Mais que produit donc Senhuile ? Initialement destinée à un projet de biocarburants, l’entreprise a viré de bord pour se concentrer sur les graines de tournesol. C’est cette nouvelle orientation qui a attiré l’attention de Tampieri qui était à la recherche de sources d’approvisionnement en matières premières pour son usine de production d’huile végétale de Faenza. Actuellement, sur le terrain, on ne sait pas très bien en quoi consiste le projet. Il existe une zone de production de tournesol, mais elle semble avoir été abandonnée.
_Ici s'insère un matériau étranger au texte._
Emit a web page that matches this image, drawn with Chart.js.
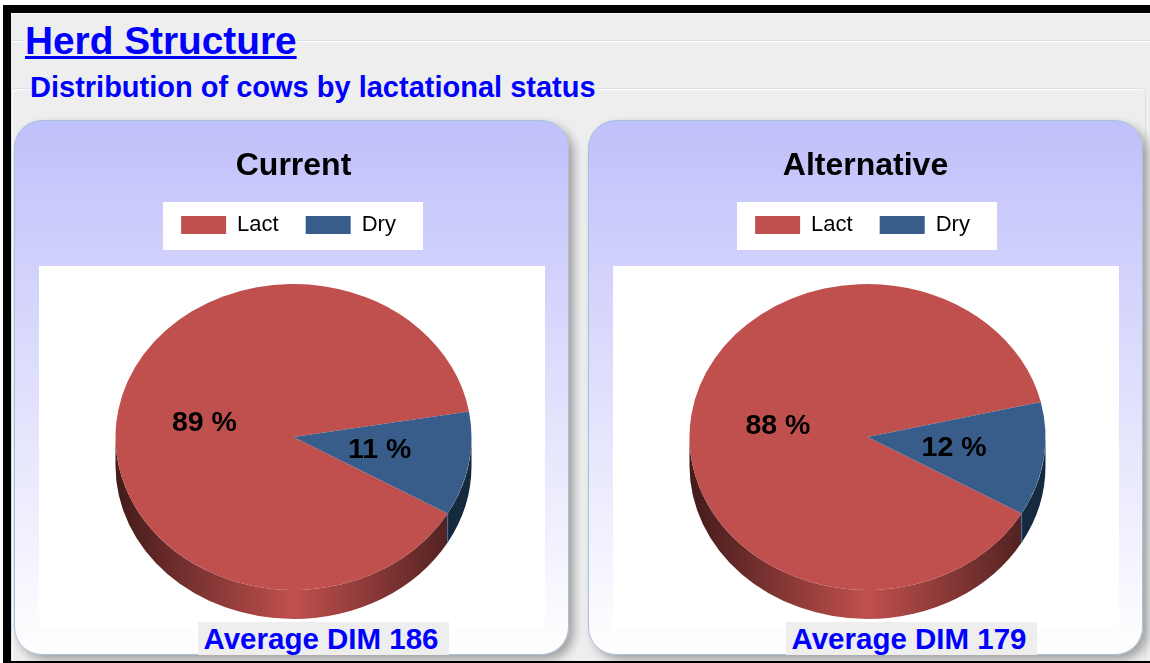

Contacté par téléphone, le directeur de l’entreprise, Carlo Tampieri, a confirmé que la production de tournesol était suspendue mais il était certain, a-t-il dit, que les activités reprendraient bientôt et que, à moyen terme, on pouvait attendre un retour sur l'investissement.
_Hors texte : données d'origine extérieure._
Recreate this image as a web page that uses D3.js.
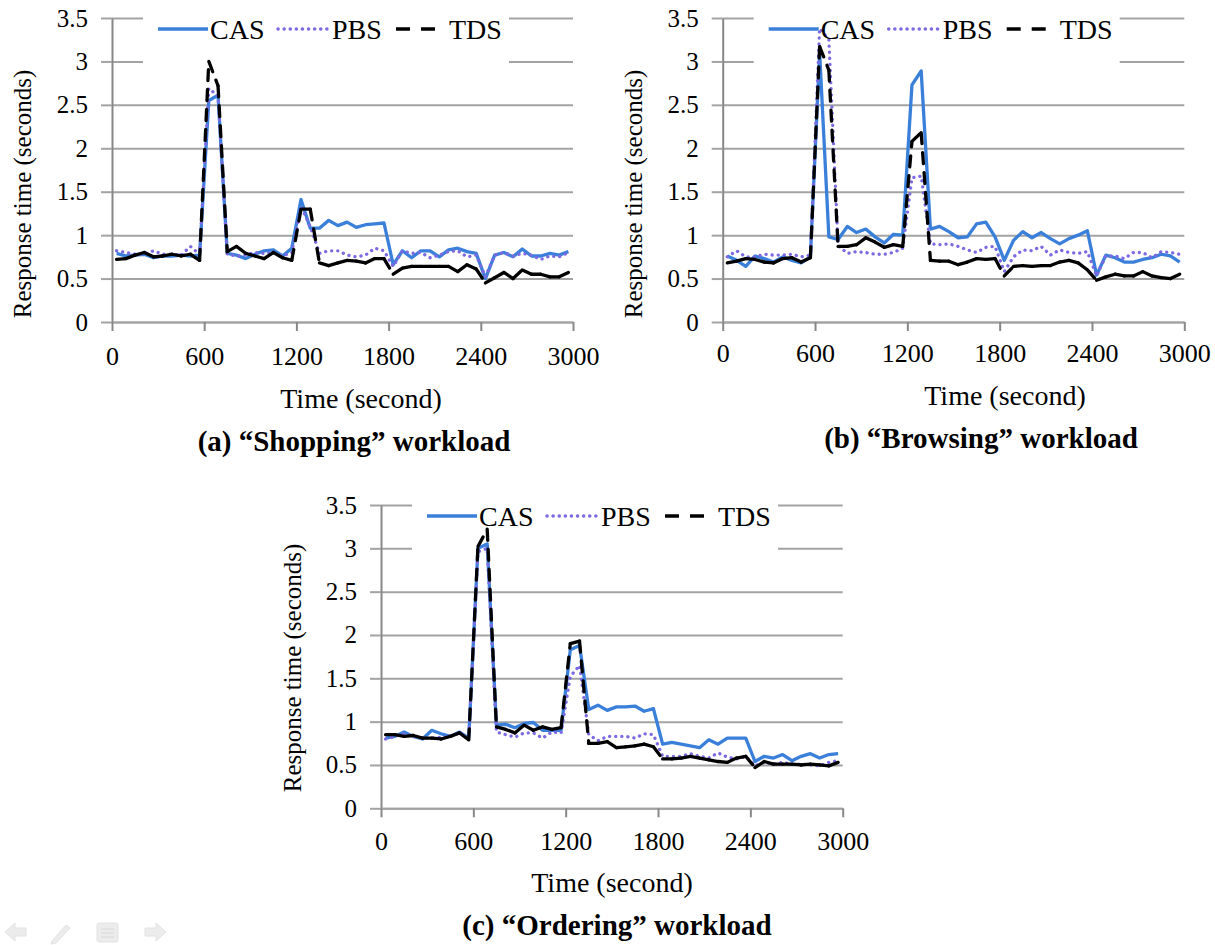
<!DOCTYPE html>
<html>
<head>
<meta charset="utf-8">
<script src="https://cdn.jsdelivr.net/npm/d3@7"></script>
<style>
  html, body { margin: 0; padding: 0; background: #ffffff; }
  svg { display: block; }
  svg text { font-family: "Liberation Serif", "Times New Roman", serif; fill: #000; }
</style>
</head>
<body>
<svg id="fig" width="1215" height="945"></svg>
<script>
// Sample times (seconds): one measurement per minute
const timeSeconds = [30, 90, 150, 210, 270, 330, 390, 450, 510, 570,
  630, 690, 750, 810, 870, 930, 990, 1050, 1110, 1170,
  1230, 1290, 1350, 1410, 1470, 1530, 1590, 1650, 1710, 1770,
  1830, 1890, 1950, 2010, 2070, 2130, 2190, 2250, 2310, 2370,
  2430, 2490, 2550, 2610, 2670, 2730, 2790, 2850, 2910, 2970];

const xTicks = [0, 600, 1200, 1800, 2400, 3000];
const yTicks = [0, 0.5, 1, 1.5, 2, 2.5, 3, 3.5];
const seriesNames = ["CAS", "PBS", "TDS"];
const captions = ["(a) \u201cShopping\u201d workload", "(b) \u201cBrowsing\u201d workload", "(c) \u201cOrdering\u201d workload"];

// Response time (seconds), "Shopping" workload
const shoppingCAS = [0.79,0.76,0.77,0.78,0.74,0.76,0.76,0.77,0.76,0.77, 2.55,2.61, 0.79,0.77,0.73,0.78,0.82,0.83,0.76,0.85,
  1.41,1.08, 1.08,1.17,1.11,1.15,1.09,1.12,1.13,1.14, 0.66,0.82,0.74,0.82,0.82,0.75,0.83,0.85,0.81,0.79,
  0.50,0.77,0.80,0.75,0.84,0.76,0.76,0.79,0.77,0.81];
const shoppingPBS = [0.82,0.80,0.78,0.78,0.82,0.78,0.78,0.77,0.87,0.78, 2.69,2.60, 0.78,0.76,0.77,0.80,0.79,0.80,0.76,0.80,
  1.33,1.10, 0.79,0.82,0.82,0.77,0.75,0.77,0.85,0.82, 0.64,0.82,0.79,0.80,0.74,0.77,0.81,0.82,0.75,0.77,
  0.52,0.77,0.80,0.76,0.79,0.77,0.72,0.76,0.75,0.80];
const shoppingTDS = [0.72,0.73,0.77,0.80,0.75,0.76,0.78,0.76,0.78,0.71, 3.00,2.72, 0.81,0.87,0.79,0.76,0.73,0.80,0.74,0.71,
  1.30,1.30, 0.68,0.65,0.68,0.71,0.70,0.68,0.73,0.73, 0.55,0.62,0.64,0.64,0.64,0.64,0.64,0.58,0.66,0.61,
  0.45,0.51,0.57,0.50,0.60,0.55,0.55,0.52,0.52,0.57];

// Response time (seconds), "Browsing" workload
const browsingCAS = [0.76,0.71,0.64,0.76,0.73,0.69,0.75,0.71,0.68,0.75, 3.10,0.98, 0.95,1.10,1.03,1.07,0.98,0.91,1.01,1.00,
  2.73,2.89, 1.07,1.10,1.04,0.97,0.98,1.13,1.15,0.98, 0.71,0.94,1.04,0.97,1.03,0.96,0.90,0.96,1.00,1.05,
  0.54,0.77,0.74,0.69,0.69,0.72,0.74,0.78,0.76,0.69];
const browsingPBS = [0.75,0.82,0.75,0.75,0.78,0.77,0.77,0.78,0.75,0.77, 3.38,3.25, 0.88,0.79,0.81,0.80,0.78,0.78,0.80,0.85,
  1.66,1.68, 0.90,0.89,0.90,0.87,0.83,0.80,0.86,0.87, 0.58,0.75,0.83,0.82,0.87,0.77,0.83,0.80,0.79,0.81,
  0.53,0.76,0.76,0.73,0.80,0.80,0.74,0.81,0.80,0.78];
const browsingTDS = [0.68,0.70,0.73,0.72,0.69,0.68,0.73,0.74,0.69,0.74, 3.17,2.90, 0.87,0.87,0.89,0.97,0.92,0.86,0.89,0.87,
  2.08,2.18, 0.71,0.70,0.70,0.66,0.69,0.73,0.72,0.73, 0.53,0.64,0.65,0.64,0.65,0.65,0.69,0.71,0.68,0.60,
  0.48,0.52,0.55,0.53,0.53,0.58,0.53,0.51,0.50,0.55];

// Response time (seconds), "Ordering" workload
const orderingCAS = [0.81,0.83,0.88,0.83,0.80,0.90,0.86,0.83,0.88,0.81, 3.00,3.05, 0.96,0.97,0.93,0.98,0.99,0.90,0.90,0.90,
  1.83,1.88, 1.14,1.19,1.13,1.17,1.17,1.18,1.12,1.15, 0.74,0.76,0.74,0.72,0.70,0.79,0.74,0.81,0.81,0.81,
  0.54,0.60,0.58,0.62,0.55,0.60,0.63,0.58,0.62,0.63];
const orderingPBS = [0.80,0.83,0.86,0.83,0.81,0.81,0.82,0.83,0.87,0.81, 2.96,3.00, 0.88,0.85,0.82,0.87,0.87,0.81,0.88,0.87,
  1.52,1.65, 0.85,0.78,0.83,0.83,0.83,0.81,0.86,0.85, 0.60,0.60,0.60,0.63,0.60,0.58,0.64,0.59,0.57,0.60,
  0.49,0.53,0.51,0.53,0.51,0.51,0.50,0.49,0.53,0.55];
const orderingTDS = [0.85,0.85,0.83,0.84,0.81,0.81,0.80,0.83,0.87,0.79, 3.02,3.22, 0.94,0.91,0.87,0.96,0.90,0.94,0.91,0.93,
  1.90,1.93, 0.75,0.75,0.77,0.70,0.71,0.72,0.74,0.71, 0.57,0.57,0.58,0.60,0.58,0.56,0.54,0.53,0.58,0.60,
  0.47,0.54,0.51,0.51,0.51,0.50,0.51,0.50,0.49,0.53];

const svg = d3.select("#fig");
svg.append("rect").attr("width", 1215).attr("height", 945).attr("fill", "#fff");

const SERIF = "'Liberation Serif', 'Times New Roman', serif";
const colors = { CAS: "#3a7fd9", PBS: "#7b6ae2", TDS: "#000000" };
const gridColor = "#a3a3a3";
const axisColor = "#888888";

// Plot-area placement of each panel; textShift nudges the labels under the plot
const panels = [
  { left: 112, right: 573, top: 18, bottom: 322, textShift: 0, series: [shoppingCAS, shoppingPBS, shoppingTDS],
    caption: captions[0], yTitleX: 22, yTitleY: 194, xTitleX: 361, captionX: 354 },
  { left: 722.7, right: 1184.3, top: 18, bottom: 322, textShift: -3, series: [browsingCAS, browsingPBS, browsingTDS],
    caption: captions[1], yTitleX: 633, yTitleY: 194, xTitleX: 1005, captionX: 981 },
  { left: 381, right: 842.7, top: 505, bottom: 808.3, textShift: -2, series: [orderingCAS, orderingPBS, orderingTDS],
    caption: captions[2], yTitleX: 292, yTitleY: 668, xTitleX: 612, captionX: 617 }
];

function drawPanel(p) {
  const x = d3.scaleLinear().domain([0, 3000]).range([p.left, p.right]);
  const y = d3.scaleLinear().domain([0, 3.5]).range([p.bottom, p.top]);
  const width = p.right - p.left;
  const g = svg.append("g");

  // Horizontal gridlines
  const grid = g.append("g").attr("transform", `translate(${p.left},0)`)
    .call(d3.axisLeft(y).tickValues(yTicks).tickSize(-width).tickFormat(""));
  grid.select(".domain").remove();
  grid.selectAll(".tick line").attr("stroke", gridColor).attr("stroke-width", 2);

  // Value axis with outside ticks and labels
  const yAxis = g.append("g").attr("transform", `translate(${p.left},0)`)
    .call(d3.axisLeft(y).tickValues(yTicks).tickFormat(d3.format("")).tickSize(11).tickSizeOuter(0).tickPadding(13));
  yAxis.attr("font-family", SERIF).attr("font-size", 25);
  yAxis.select(".domain").attr("stroke", axisColor).attr("stroke-width", 2);
  yAxis.selectAll(".tick line").attr("stroke", gridColor).attr("stroke-width", 2);
  yAxis.selectAll(".tick text").attr("fill", "#000");

  // Time axis
  const xAxis = g.append("g").attr("transform", `translate(0,${p.bottom})`)
    .call(d3.axisBottom(x).tickValues(xTicks).tickFormat(d3.format("d")).tickSize(9).tickSizeOuter(0).tickPadding(16 + p.textShift));
  xAxis.attr("font-family", SERIF).attr("font-size", 26);
  xAxis.select(".domain").attr("stroke", gridColor).attr("stroke-width", 2);
  xAxis.selectAll(".tick line").attr("stroke", axisColor).attr("stroke-width", 2);
  xAxis.selectAll(".tick text").attr("fill", "#000");

  // Legend background box
  g.append("rect")
    .attr("x", p.left + 31).attr("y", p.top - 12)
    .attr("width", 366).attr("height", 66)
    .attr("fill", "#fff");

  const pts = s => s.map((v, i) => [x(timeSeconds[i]), y(v)]);
  const line = d3.line();

  // CAS: solid
  g.append("path").attr("d", line(pts(p.series[0])))
    .attr("fill", "none").attr("stroke", colors.CAS).attr("stroke-width", 3.3)
    .attr("stroke-linejoin", "round");

  // PBS: round dots
  g.append("path").attr("d", line(pts(p.series[1])))
    .attr("fill", "none").attr("stroke", colors.PBS).attr("stroke-width", 3.3)
    .attr("stroke-linecap", "round").attr("stroke-dasharray", "0.1,6");

  // TDS: dashes restart on each segment, so short steps render solid
  d3.pairs(pts(p.series[2])).forEach(seg => {
    g.append("path").attr("d", line(seg))
      .attr("fill", "none").attr("stroke", colors.TDS).attr("stroke-width", 3.3)
      .attr("stroke-linecap", "round").attr("stroke-dasharray", "11,9");
  });

  // Legend entries
  const ly = p.top + 11;
  const legendItems = [
    { name: seriesNames[0], x0: 46, tx: 98, dash: null, cap: "butt" },
    { name: seriesNames[1], x0: 166, tx: 220, dash: "0.1,6", cap: "round" },
    { name: seriesNames[2], x0: 284, tx: 337, dash: "14,11", cap: "butt" }
  ];
  legendItems.forEach(it => {
    g.append("line")
      .attr("x1", p.left + it.x0).attr("x2", p.left + it.x0 + 50)
      .attr("y1", ly).attr("y2", ly)
      .attr("stroke", colors[it.name]).attr("stroke-width", 3.5)
      .attr("stroke-linecap", it.cap)
      .attr("stroke-dasharray", it.dash);
    g.append("text").attr("x", p.left + it.tx).attr("y", ly + 9.5)
      .attr("font-size", 28).text(it.name);
  });

  // Axis titles
  g.append("text")
    .attr("transform", `translate(${p.yTitleX},${p.yTitleY}) rotate(-90)`)
    .attr("text-anchor", "middle").attr("dominant-baseline", "central")
    .attr("font-size", 25).text("Response time (seconds)");
  g.append("text").attr("x", p.xTitleX).attr("y", p.bottom + 86 + p.textShift)
    .attr("text-anchor", "middle").attr("font-size", 28).text("Time (second)");

  // Caption
  g.append("text").attr("x", p.captionX).attr("y", p.bottom + 129 + p.textShift)
    .attr("text-anchor", "middle").attr("font-size", 29).attr("font-weight", "bold")
    .text(p.caption);
}

panels.forEach(drawPanel);

// Faint slide-show navigation controls in the lower-left corner
const nav = svg.append("g").attr("fill", "#ececec").attr("stroke", "#e2e2e2").attr("stroke-width", 1);
nav.append("path").attr("d", "M5,932 L15,923 L15,928 L26,928 L26,936 L15,936 L15,941 Z");
nav.append("path").attr("d", "M52,941 L66,925 L70,928 L56,943 L51,944 Z");
nav.append("rect").attr("x", 97).attr("y", 923).attr("width", 21).attr("height", 19).attr("rx", 2);
nav.append("path").attr("d", "M101,929 H114 M101,933 H114 M101,937 H114").attr("stroke", "#d8d8d8").attr("fill", "none");
nav.append("path").attr("d", "M166,932 L156,923 L156,928 L145,928 L145,936 L156,936 L156,941 Z");
</script>
</body>
</html>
Ce manque de clarté sur le terrain et la complexité de la structure de l’entreprise soulèvent bien des doutes. Pourquoi avoir créé une société aux États-Unis par l’intermédiaire d’un partenaire panaméen ? Pourquoi un projet de biocarburants changerait-il d’objectif de production à plusieurs reprises ? Pourquoi un groupe comme Tampieri a-t-il décidé d’investir au Sénégal en partenariat avec des gens d'un passé si opaque ? Toutes ces interrogations ne sont pas sans inquiéter aussi la société civile sénégalaise : on commence à se demander si le lancement de cette opération agroalimentaire pourrait avoir eu des objectifs moins nobles. « Au Sénégal, on soupçonne la possibilité de connexions entre le projet et le blanchiment d’argent, » a affirmé Baba Ngom, secrétaire-général du Conseil National de Concertation et de Coopération des Ruraux (CNCR). Quoi qu’il en soit, les éleveurs de Ndiael continuent à observer l’avance menaçante des « tracteurs des Italiens » et réaffirment qu’il ne bougeront de leurs terres pour rien au monde.